A 3-DIMENSIONAL CONVECTIVE DYNAMO SOLUTION WITH ROTATING AND FINITELY CONDUCTING INNER-CORE AND MANTLE

We present the first three-dimensional (3D), time-dependent, self-consistent numerical solution of the magnetohydrodynamic (MHD) equations that describe thermal convection and magnetic field generation in a rapidly rotating spherical fluid shell with a solid conducting inner core. This solution, which serves as a crude analog for the geodynamo, is a self-sustaining supercritical dynamo that has maintained a magnetic field for three magnetic diffusion times, roughly 40000 years.
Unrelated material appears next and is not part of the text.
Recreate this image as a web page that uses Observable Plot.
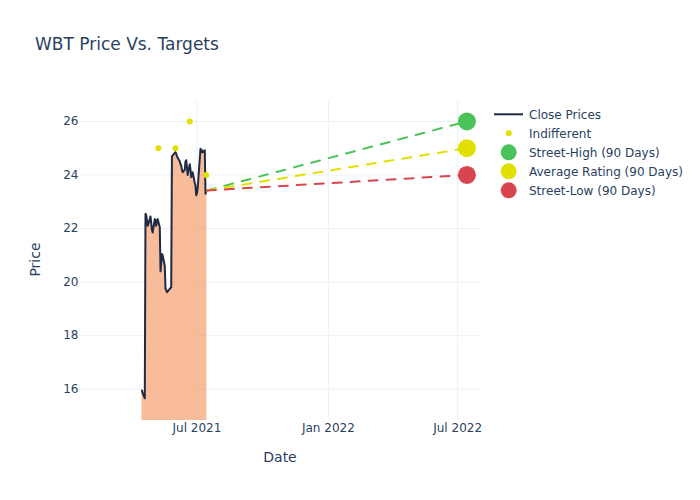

Fluid velocity in the outer core reaches a maximum of 0.4 cm s(-1), and at times the magnetic field can be as large as 560 gauss. Magnetic energy is usually about 4000 times greater than the kinetic energy of the convection that maintains it. Viscous and magnetic coupling to both the inner core below and the mantle above cause time-dependent variations in their respective rotation rates; the inner core usually rotates faster than the mantle and decadal variations in the length of the day of the mantle are similar to those observed for the Earth. The pattern and amplitude of the radial magnetic field at the core-mantle boundary (CMB) and its secular variation are also similar to the Earth's. The maximum amplitudes of the longitudinally averaged temperature gradient, shear flow, helicity, and magnetic field oscillate between the northern and southern hemispheres on a time scale of a few thousand years. However, only once in many attempts does the field succeed in reversing its polarity because the field in the inner core, which has the opposite polarity to the field in most of the outer core, usually does not have enough time to reverse before the field in the outer core changes again. One successful magnetic field reversal occurs near the end of our simulation.